PHOENIX (By Chip Scutari, Arizona Republic) November 14, 2004 -
Janet Napolitano turned into an international saleswoman last week during
her five-day blitz of Britain. She was part hard-charging CEO, part
cheerleader and part cross-continental networker. The movie version could be
titled An Arizona Whirlwind Gov'nor in London.
Whether meeting with the chairman of British Airways, promoting the Grand
Canyon or mingling with bioscientists or mining giants, Napolitano made one
thing clear: Arizona wants British business and tourism. And it wants it
now. Napolitano was the first Arizona governor to make a trade mission to
England.
Some Republican skeptics in the Arizona Legislature criticized Napolitano
for making the trip. They said Napolitano should visit Mexico, Canada or
Asia because there's more potential for trading partners in those regions.
She dismissed the criticism as the latest example of partisan wrangling at
the Capitol.
Instead, Napolitano structured the trip like a general manager who is
putting together a long-term game plan for a new baseball franchise. Similar
to sports teams that build through an annual draft and the free-agent
market, Napolitano worked on several fronts. She wanted to increase
Arizona's profile by connecting British and Arizona businesses, promoting
trade, tourism and biotech, while schmoozing with British government
officials.
Clearly, Napolitano saw this trip as a catalyst to bigger things down the
line. Her goal is that the trip will help generate millions of additional
dollars in tourism and business thus driving up airline sales for British
Airways. Part of her trip encouraged scientific collaboration between the
University of Cambridge and the Phoenix-based Translational Genomics
Research Institute, better known as TGen. The institute's building near the
Arizona Center is scheduled to open in late December.
Arizona needs the publicity in England. Many people on the streets of London
still think that the Grand Canyon is situated in Nevada or Colorado,
according to Napolitano. That drives Napolitano absolutely nuts. Her pitch
to British tourists went like this:
"When I left (Arizona) on Sunday, it was 80 degrees and sunny," she said,
laughing heartily. "We are going to re-introduce the people of the U.K. to
the Grand Canyon. And to remind everyone that it's in Arizona and not
Nevada."
The tangible benefits of her trip, and the potential payoff, will not be
felt for more than a year.

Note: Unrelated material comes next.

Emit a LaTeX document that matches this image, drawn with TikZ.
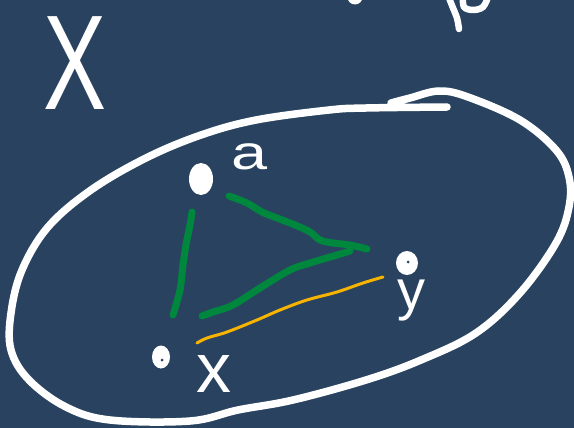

But they could be huge. Here are a few
possibilities as a result of Napolitano's overseas trip:
• Air travel. British Airways could move its Phoenix-to-London route back to
seven days a week. That amounts to a $100 million impact to the Valley. Most
of that depends on business traffic.
• Tourism. Thanks to savvy timing by staff, Napolitano sold the unique
beauty of the Grand Canyon during the week of the World Travel Market, the
largest travel show in the United Kingdom. Napolitano promoted an IMAX Grand
Canyon movie that will be seen in six cities across Great Britain in April.
• Biotech. Napolitano and a top TGen scientist, Dietrich Stephan, laid the
groundwork for a new exchange program between TGen and gene hunters at
Cambridge. They will be working on finding cures and making "smart drugs"
that can help people with a variety of serious health problems, such as
prostate cancer and Alzheimer's.
Stephan, TGen's director of neurogenomics division, said the England trip
would produce long-term benefits for Arizonans.
"Once we are in our new building, I want to create a scientist-to-scientist
dialogue to establish some links," the soft-spoken Stephan said. "Then to
start working on real projects.
"The ultimate thing will be that I'm going to tell you that you're going to
get Alzheimer's disease 20 years from now. The next thing that will follow
is that we're also going to give you a drug to take that's going to prevent
that."
Napolitano also hit 10 Downing St. (the British version of the White House)
to meet with Prime Minister Tony Blair's chief of staff and homeland
security adviser. She also spent 90 minutes with the Duke of York, better
known as Prince Andrew.
Because Napolitano's visit came so soon after the re-election of President
Bush, British television, radio and newspapers were eager to get her
analysis of the 2004 election. She gladly obliged, appearing on some of the
top-ranked television and radio shows in England. British journalists, like
most of the British public, are fascinated by American politics and wanted
to know how Napolitano hopes to survive in a "red state," the color code
that signifies a Republican state on the electoral map. Wherever she went,
Napolitano was bombarded by questions about her political future. It didn't
hurt that her picture is in the current edition of Time, mentioning
her as a possible presidential contender for 2008.
But in every interview, Napolitano stressed that 2006, her re-election year, is much more important than the next presidential contest. And she focused more on plugging her state.